I feel that you will realize that the question is a very serious one for the manufacturer.

There can be no doubt that the rapid development of the automobile has in the past been very largely due to racing, and the public undoubtedly then took a great interest in it, but your recent utterances have developed the fact that there is now an immense volume of public feeling against dangerous racing, and that there is a general idea that the automobile is developed and established so sufficiently that racing demonstrations of an extreme type are no longer necessary.

As one who has been responsible for most of the racing in this country, I think it may perhaps be my duty in deference to public feeling to be the first manufacturer to publicly announce my intention of withdrawing Napier cars from all dangerous competitions.

In making this announcement I hope the public will accept my assurance that my sole object in automobile racing in the past was to demonstrate the ability of a British manufacturer to hold his own in this high type of engineering against any one in this world, not withstanding the long start our faulty legislation gave our foreign competitors in this great industry.

I feel that that object has now been achieved, and that the British motor-car now leads in type, design, and workmanship.

As I have said, this matter is a serious one for the manufacturer; and it is possible that abstention from racing contests may, as some think, react upon my firm.

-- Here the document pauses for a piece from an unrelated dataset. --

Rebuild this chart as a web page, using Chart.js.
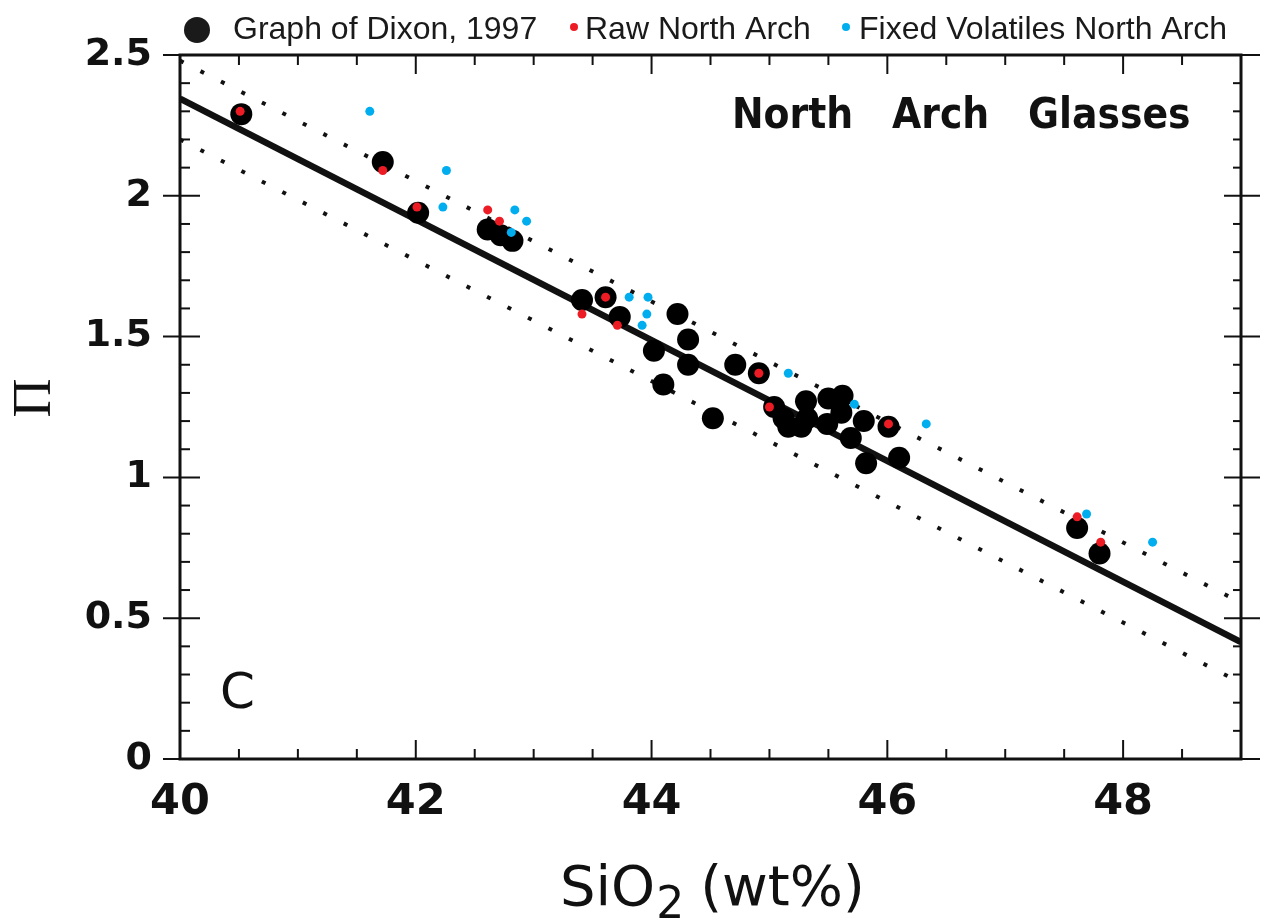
<!DOCTYPE html>
<html>
<head>
<meta charset="utf-8">
<script src="https://cdn.jsdelivr.net/npm/chart.js@4/dist/chart.umd.min.js"></script>
<style>
  html, body { margin: 0; padding: 0; background: #fff; }
  #c { display: block; }
</style>
</head>
<body>
<canvas id="c" width="1265" height="920"></canvas>
<script>
// ---- data ----
const dixonX = [40.52, 41.72, 42.02, 42.61, 42.72, 42.82, 43.41, 43.61, 43.73, 44.22, 44.31, 44.31, 44.02, 44.10, 44.52, 44.71, 44.91, 45.04, 45.12, 45.16, 45.27, 45.31, 45.32, 45.50, 45.62, 45.49, 45.61, 45.69, 45.80, 46.01, 45.82, 46.10, 47.61, 47.80];
const dixonY = [2.29, 2.12, 1.94, 1.88, 1.86, 1.84, 1.63, 1.64, 1.57, 1.58, 1.49, 1.40, 1.45, 1.33, 1.21, 1.40, 1.37, 1.25, 1.21, 1.18, 1.18, 1.27, 1.21, 1.28, 1.29, 1.19, 1.23, 1.14, 1.20, 1.18, 1.05, 1.07, 0.82, 0.73];

const rawX = [40.51, 41.72, 42.01, 42.61, 42.71, 43.41, 43.61, 43.71, 44.91, 45.00, 46.01, 47.61, 47.81];
const rawY = [2.30, 2.09, 1.96, 1.95, 1.91, 1.58, 1.64, 1.54, 1.37, 1.25, 1.19, 0.86, 0.77];

const fixedX = [41.61, 42.26, 42.23, 42.84, 42.94, 42.81, 43.81, 43.97, 43.96, 43.92, 45.16, 45.72, 46.33, 47.69, 48.25];
const fixedY = [2.30, 2.09, 1.96, 1.95, 1.91, 1.87, 1.64, 1.64, 1.58, 1.54, 1.37, 1.26, 1.19, 0.87, 0.77];

const fitX = [40, 49];
const fitY = [2.345, 0.415];
const upperY = [2.48, 0.555];
const lowerY = [2.20, 0.27];

const xTickLabels = [40, 42, 44, 46, 48];
const yTickLabels = [0, 0.5, 1, 1.5, 2, 2.5];

const legendLabels = ['Graph of Dixon, 1997', 'Raw North Arch', 'Fixed Volatiles North Arch'];
const panelTitle = ['North', 'Arch', 'Glasses'];
const panelLetter = 'C';
const xTitleParts = ['SiO', '2', '(wt%)'];
const yTitle = 'Π';

// ---- helpers ----
const pts = (xs, ys) => xs.map((v, i) => ({ x: v, y: ys[i] }));
const RED = '#ED1C24', BLUE = '#00AEEF', INK = '#111111';

const frameTicks = {
  id: 'frameTicks',
  afterDatasetsDraw(chart) {
    const { ctx, chartArea: a, scales: { x, y } } = chart;
    ctx.save();
    ctx.strokeStyle = INK;
    ctx.lineCap = 'butt';
    const seg = (x1, y1, x2, y2) => { ctx.beginPath(); ctx.moveTo(x1, y1); ctx.lineTo(x2, y2); ctx.stroke(); };
    ctx.lineWidth = 2;
    for (let k = 0; k <= 18; k++) {
      const v = x.min + k * 0.5;
      const px = x.getPixelForValue(v);
      const L = (k % 4 === 0) ? 19 : 10;
      seg(px, a.bottom, px, a.bottom - L);
      seg(px, a.top, px, a.top + L);
    }
    for (let k = 0; k <= 25; k++) {
      const v = k * 0.1;
      const py = y.getPixelForValue(v);
      if (k % 5 === 0) {
        seg(a.left - 17, py, a.left + 20, py);
        seg(a.right - 17, py, a.right + 19, py);
      } else {
        seg(a.left, py, a.left + 10, py);
        seg(a.right - 8, py, a.right, py);
      }
    }
    ctx.lineWidth = 3;
    ctx.strokeRect(a.left, a.top, a.right - a.left, a.bottom - a.top);
    ctx.restore();
  },
  afterDraw(chart) {
    const { ctx } = chart;
    ctx.save();
    ctx.fillStyle = INK;
    ctx.textBaseline = 'alphabetic';
    ctx.textAlign = 'left';
    // panel title
    ctx.font = 'bold 42px "DejaVu Sans Condensed", "DejaVu Sans", sans-serif';
    ctx.fillText(panelTitle[0], 732, 128);
    ctx.fillText(panelTitle[1], 892, 128);
    ctx.fillText(panelTitle[2], 1028, 128);
    // panel letter
    ctx.font = '50px "DejaVu Sans", sans-serif';
    ctx.fillText(panelLetter, 220, 708);
    // x-axis title with subscript
    ctx.font = '56px "DejaVu Sans", sans-serif';
    let xx = 560;
    ctx.fillText(xTitleParts[0], xx, 905);
    xx += ctx.measureText(xTitleParts[0]).width + 1;
    ctx.font = '44px "DejaVu Sans", sans-serif';
    ctx.fillText(xTitleParts[1], xx, 918);
    xx += ctx.measureText(xTitleParts[1]).width + 16;
    ctx.font = '56px "DejaVu Sans", sans-serif';
    ctx.fillText(xTitleParts[2], xx, 905);
    // y-axis title (rotated)
    ctx.save();
    ctx.translate(50, 398);
    ctx.rotate(-Math.PI / 2);
    ctx.textAlign = 'center';
    ctx.font = '54px "Liberation Serif", "DejaVu Serif", serif';
    ctx.fillText(yTitle, 0, 0);
    ctx.restore();
    // legend
    ctx.font = '32px "Liberation Sans", Arial, sans-serif';
    ctx.beginPath(); ctx.arc(197, 30, 13, 0, Math.PI * 2); ctx.fillStyle = '#1a1a1a'; ctx.fill();
    ctx.fillStyle = '#1a1a1a';
    ctx.fillText(legendLabels[0], 233, 39);
    ctx.beginPath(); ctx.arc(574, 27, 4, 0, Math.PI * 2); ctx.fillStyle = RED; ctx.fill();
    ctx.fillStyle = '#1a1a1a';
    ctx.fillText(legendLabels[1], 585, 39);
    ctx.beginPath(); ctx.arc(846, 27, 4, 0, Math.PI * 2); ctx.fillStyle = BLUE; ctx.fill();
    ctx.fillStyle = '#1a1a1a';
    ctx.fillText(legendLabels[2], 859, 39);
    ctx.restore();
  }
};

new Chart(document.getElementById('c'), {
  type: 'scatter',
  data: {
    datasets: [
      { type: 'line', order: 5, data: pts(fitX, upperY), borderColor: INK, borderWidth: 4, borderDash: [4, 19], pointRadius: 0, fill: false },
      { type: 'line', order: 4, data: pts(fitX, lowerY), borderColor: INK, borderWidth: 4, borderDash: [4, 19], pointRadius: 0, fill: false },
      { type: 'line', order: 3, data: pts(fitX, fitY), borderColor: INK, borderWidth: 6.5, pointRadius: 0, fill: false },
      { order: 2, label: legendLabels[0], data: pts(dixonX, dixonY), backgroundColor: '#000', borderWidth: 0, pointRadius: 11 },
      { order: 1, label: legendLabels[1], data: pts(rawX, rawY), backgroundColor: RED, borderWidth: 0, pointRadius: 4.5 },
      { order: 0, label: legendLabels[2], data: pts(fixedX, fixedY), backgroundColor: BLUE, borderWidth: 0, pointRadius: 4.5 }
    ]
  },
  options: {
    responsive: false,
    devicePixelRatio: 1,
    animation: false,
    events: [],
    layout: { padding: { top: 55, right: 24, left: 0, bottom: 0 } },
    plugins: { legend: { display: false }, tooltip: { enabled: false } },
    scales: {
      x: {
        type: 'linear', min: 40, max: 49,
        afterFit: s => { s.height = 161; },
        afterBuildTicks: s => { s.ticks = xTickLabels.map(v => ({ value: v })); },
        grid: { display: false, drawTicks: false },
        border: { display: false },
        ticks: { color: INK, padding: 18, font: { family: '"DejaVu Sans", sans-serif', size: 43, weight: 'bold' }, callback: v => String(v) },
        title: { display: false }
      },
      y: {
        type: 'linear', min: 0, max: 2.5,
        afterFit: s => { s.width = 180; },
        afterBuildTicks: s => { s.ticks = yTickLabels.map(v => ({ value: v })); },
        grid: { display: false, drawTicks: false },
        border: { display: false },
        ticks: { color: INK, padding: 28, font: { family: '"DejaVu Sans", sans-serif', size: 38, weight: 'bold' }, callback: v => String(v) },
        title: { display: false }
      }
    }
  },
  plugins: [frameTicks]
});
</script>
</body>
</html>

I must therefore qualify this declaration of my withdrawal from abnormal contests by claiming liberty to lead the fray again if I have mistaken the trend of public feeling.

I would add that my decision in relation to racing will involve no relaxation in every possible scientific effort towards the refinement and development of the British motor-car.

Yours truly,

S.F. EDGE. 14, New Burlington Street, W., Sept. 22.

 

Another factor in reaching this decision may well have been the financial difficulties his company was experiencing following the slump in sales resulting from the ‘Panic of 1907’ as described in the next chapter.

SF now focused all his attention on his various business activities.